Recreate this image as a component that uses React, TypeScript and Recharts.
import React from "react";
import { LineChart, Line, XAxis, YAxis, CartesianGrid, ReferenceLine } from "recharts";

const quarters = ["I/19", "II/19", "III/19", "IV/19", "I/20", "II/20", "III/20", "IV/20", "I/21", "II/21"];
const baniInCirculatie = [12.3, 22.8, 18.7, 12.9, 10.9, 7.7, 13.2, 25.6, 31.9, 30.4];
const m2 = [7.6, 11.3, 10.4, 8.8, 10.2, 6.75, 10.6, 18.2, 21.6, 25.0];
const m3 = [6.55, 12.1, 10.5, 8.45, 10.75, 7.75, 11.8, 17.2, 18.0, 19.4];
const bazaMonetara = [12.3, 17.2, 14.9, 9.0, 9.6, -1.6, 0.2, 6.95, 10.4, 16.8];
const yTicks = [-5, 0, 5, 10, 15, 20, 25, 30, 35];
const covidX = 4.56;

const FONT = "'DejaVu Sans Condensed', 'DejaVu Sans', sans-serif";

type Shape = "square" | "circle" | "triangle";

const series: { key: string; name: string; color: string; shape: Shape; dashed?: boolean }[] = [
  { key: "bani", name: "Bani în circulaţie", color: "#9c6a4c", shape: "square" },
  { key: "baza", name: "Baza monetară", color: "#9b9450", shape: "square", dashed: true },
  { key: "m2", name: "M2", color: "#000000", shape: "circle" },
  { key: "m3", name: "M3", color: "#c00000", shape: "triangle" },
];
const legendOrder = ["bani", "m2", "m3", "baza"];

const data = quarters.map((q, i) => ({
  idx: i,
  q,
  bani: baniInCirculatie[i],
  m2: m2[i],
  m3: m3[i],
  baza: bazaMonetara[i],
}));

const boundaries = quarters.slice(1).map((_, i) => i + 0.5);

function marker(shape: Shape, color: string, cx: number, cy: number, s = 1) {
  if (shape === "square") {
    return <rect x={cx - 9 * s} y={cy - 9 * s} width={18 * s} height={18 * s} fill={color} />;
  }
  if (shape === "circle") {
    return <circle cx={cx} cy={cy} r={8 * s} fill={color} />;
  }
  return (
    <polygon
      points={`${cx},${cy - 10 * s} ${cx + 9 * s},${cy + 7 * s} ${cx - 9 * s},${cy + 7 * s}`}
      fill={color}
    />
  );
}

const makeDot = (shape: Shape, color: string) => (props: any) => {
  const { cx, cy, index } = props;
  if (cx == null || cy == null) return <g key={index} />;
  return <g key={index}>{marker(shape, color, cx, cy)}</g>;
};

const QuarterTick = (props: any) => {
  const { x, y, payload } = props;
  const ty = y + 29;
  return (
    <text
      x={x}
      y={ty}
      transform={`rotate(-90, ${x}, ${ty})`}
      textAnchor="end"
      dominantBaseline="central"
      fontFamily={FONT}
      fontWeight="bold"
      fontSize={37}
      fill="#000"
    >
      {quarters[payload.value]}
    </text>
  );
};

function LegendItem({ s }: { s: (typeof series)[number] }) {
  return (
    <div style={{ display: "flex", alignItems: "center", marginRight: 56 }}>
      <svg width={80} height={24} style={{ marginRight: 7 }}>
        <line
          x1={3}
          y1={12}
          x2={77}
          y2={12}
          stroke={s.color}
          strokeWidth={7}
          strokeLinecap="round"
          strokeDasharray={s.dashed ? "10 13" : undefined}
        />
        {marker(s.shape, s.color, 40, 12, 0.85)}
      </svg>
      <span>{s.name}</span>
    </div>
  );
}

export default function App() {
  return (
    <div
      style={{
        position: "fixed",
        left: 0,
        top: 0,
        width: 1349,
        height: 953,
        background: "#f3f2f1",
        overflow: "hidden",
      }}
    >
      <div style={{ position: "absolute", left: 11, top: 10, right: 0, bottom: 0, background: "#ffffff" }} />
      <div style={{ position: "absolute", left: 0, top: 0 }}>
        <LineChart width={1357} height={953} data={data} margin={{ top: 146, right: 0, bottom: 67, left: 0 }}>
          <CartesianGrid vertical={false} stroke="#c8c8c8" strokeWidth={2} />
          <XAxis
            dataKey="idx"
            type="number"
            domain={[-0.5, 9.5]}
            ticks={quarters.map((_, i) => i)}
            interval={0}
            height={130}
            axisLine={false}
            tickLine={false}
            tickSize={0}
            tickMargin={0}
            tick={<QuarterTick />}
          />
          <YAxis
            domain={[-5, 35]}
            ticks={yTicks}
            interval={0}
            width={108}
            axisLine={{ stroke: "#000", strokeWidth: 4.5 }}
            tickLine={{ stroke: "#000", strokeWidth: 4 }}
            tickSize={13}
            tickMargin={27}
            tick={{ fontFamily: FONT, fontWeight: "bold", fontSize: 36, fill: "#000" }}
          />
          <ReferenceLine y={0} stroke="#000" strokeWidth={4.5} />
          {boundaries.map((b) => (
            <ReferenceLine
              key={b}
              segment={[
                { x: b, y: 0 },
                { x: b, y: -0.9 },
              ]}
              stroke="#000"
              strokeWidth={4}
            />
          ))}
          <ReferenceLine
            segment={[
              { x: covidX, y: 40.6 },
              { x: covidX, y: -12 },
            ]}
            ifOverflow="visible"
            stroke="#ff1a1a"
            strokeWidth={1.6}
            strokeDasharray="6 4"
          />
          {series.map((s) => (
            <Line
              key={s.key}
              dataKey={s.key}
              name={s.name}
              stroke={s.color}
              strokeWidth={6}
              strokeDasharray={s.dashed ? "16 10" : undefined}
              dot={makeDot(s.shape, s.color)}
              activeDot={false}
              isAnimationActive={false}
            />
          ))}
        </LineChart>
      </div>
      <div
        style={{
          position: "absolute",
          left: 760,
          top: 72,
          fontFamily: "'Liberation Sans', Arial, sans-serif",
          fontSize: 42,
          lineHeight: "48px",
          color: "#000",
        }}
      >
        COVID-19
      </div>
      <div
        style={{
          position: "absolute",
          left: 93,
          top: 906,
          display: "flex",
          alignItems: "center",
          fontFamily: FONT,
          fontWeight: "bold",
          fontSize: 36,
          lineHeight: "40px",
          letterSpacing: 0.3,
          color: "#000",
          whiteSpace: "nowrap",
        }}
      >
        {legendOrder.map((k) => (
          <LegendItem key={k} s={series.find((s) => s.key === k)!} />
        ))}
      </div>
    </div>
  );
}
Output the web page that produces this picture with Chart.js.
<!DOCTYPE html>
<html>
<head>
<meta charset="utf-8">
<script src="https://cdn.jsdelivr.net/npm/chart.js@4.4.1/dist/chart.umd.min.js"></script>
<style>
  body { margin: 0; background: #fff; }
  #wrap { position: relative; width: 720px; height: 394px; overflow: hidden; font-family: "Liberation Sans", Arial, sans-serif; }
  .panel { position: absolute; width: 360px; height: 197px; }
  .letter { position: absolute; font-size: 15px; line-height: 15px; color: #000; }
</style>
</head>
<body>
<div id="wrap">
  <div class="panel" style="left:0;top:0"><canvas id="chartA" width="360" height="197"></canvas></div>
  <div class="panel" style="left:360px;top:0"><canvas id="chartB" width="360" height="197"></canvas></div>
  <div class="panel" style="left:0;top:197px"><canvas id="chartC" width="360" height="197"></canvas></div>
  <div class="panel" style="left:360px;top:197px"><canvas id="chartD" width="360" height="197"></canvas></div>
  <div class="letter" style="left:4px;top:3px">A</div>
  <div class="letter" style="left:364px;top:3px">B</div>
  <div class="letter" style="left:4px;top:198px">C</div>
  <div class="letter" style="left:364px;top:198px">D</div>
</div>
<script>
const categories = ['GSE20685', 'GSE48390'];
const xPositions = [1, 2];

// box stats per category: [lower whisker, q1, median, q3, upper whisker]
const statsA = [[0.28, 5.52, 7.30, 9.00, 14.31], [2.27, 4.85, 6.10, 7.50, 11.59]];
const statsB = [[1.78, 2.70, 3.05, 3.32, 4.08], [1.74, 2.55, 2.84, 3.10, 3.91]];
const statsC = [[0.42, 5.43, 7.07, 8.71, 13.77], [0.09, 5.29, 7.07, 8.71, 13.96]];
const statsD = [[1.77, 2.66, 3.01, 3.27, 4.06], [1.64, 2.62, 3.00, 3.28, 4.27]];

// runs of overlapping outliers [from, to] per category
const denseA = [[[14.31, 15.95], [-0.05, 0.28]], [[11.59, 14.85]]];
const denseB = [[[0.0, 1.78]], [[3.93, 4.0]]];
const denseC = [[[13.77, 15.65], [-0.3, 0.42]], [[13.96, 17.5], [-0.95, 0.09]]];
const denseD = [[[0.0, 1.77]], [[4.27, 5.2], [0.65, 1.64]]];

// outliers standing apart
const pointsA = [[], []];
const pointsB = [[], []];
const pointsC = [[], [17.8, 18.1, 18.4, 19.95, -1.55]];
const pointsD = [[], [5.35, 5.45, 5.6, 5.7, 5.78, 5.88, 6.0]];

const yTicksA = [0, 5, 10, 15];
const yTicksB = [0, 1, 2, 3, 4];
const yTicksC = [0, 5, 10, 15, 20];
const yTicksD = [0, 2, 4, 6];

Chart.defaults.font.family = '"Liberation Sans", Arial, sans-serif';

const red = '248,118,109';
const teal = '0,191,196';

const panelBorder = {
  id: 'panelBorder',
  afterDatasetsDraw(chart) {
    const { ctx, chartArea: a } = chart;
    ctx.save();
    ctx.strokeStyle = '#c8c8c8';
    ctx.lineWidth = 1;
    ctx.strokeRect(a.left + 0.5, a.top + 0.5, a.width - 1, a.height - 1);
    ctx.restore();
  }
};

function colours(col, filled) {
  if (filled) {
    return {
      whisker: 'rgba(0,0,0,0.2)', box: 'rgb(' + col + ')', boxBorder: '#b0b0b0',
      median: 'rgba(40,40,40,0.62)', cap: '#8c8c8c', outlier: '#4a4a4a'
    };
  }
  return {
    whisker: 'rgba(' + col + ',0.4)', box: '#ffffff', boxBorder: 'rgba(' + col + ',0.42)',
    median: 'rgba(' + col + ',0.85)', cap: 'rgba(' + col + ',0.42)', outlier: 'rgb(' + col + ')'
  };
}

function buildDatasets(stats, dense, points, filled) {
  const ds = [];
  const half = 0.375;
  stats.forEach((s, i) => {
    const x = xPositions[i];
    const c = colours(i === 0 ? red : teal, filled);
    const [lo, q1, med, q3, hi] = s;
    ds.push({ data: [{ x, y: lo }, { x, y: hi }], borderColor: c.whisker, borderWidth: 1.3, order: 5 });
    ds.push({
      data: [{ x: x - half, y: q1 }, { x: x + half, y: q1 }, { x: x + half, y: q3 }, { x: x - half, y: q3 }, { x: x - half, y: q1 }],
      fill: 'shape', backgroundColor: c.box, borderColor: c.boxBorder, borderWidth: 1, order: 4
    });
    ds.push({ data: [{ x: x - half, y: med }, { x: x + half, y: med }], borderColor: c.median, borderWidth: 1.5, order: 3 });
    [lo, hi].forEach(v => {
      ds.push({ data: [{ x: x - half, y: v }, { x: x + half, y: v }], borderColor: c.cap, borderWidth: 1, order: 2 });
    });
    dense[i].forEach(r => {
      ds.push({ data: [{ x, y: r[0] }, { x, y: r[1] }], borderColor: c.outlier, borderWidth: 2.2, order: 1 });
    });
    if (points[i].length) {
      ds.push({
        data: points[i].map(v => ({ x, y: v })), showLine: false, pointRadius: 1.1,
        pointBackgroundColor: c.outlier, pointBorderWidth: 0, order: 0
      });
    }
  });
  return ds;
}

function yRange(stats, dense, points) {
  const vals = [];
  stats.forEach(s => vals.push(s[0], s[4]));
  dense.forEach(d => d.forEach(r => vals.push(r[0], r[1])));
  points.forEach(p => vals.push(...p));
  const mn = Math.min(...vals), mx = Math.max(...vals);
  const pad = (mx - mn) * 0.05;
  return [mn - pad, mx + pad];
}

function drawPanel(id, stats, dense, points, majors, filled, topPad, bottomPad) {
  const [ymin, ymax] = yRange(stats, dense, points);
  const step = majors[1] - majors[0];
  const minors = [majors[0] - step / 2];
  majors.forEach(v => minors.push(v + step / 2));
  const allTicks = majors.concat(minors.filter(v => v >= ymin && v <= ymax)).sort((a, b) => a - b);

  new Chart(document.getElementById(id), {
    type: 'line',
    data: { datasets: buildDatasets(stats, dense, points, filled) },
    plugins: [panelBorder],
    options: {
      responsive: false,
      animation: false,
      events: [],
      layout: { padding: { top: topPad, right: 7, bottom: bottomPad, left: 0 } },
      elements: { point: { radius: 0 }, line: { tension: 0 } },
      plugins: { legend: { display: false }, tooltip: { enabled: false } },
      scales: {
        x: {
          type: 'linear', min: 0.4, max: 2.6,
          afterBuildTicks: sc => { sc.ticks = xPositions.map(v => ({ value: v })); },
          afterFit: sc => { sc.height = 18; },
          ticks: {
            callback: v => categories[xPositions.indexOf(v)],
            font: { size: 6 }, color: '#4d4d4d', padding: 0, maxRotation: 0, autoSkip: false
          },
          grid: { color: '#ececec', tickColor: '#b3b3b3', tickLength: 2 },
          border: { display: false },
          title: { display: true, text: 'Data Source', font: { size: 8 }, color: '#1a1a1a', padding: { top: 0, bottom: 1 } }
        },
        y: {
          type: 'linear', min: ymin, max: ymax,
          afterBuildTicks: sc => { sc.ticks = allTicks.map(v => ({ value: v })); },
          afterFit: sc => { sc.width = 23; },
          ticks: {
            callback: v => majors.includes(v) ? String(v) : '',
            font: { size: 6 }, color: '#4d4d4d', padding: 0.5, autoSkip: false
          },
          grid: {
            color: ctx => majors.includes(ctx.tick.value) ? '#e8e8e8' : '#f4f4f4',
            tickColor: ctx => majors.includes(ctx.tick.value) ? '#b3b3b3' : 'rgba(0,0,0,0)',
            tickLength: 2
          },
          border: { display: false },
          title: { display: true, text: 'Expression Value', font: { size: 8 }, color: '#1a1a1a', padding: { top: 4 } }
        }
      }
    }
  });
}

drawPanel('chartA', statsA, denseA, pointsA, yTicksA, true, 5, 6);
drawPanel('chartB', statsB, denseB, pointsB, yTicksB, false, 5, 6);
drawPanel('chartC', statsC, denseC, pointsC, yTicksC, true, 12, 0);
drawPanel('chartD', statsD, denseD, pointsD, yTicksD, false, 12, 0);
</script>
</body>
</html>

WHAT TO PRODUCE >> Some lines of the data above may hold the word "this"; report how many do, and nothing else.

EXERCISE RESPONSE >> 2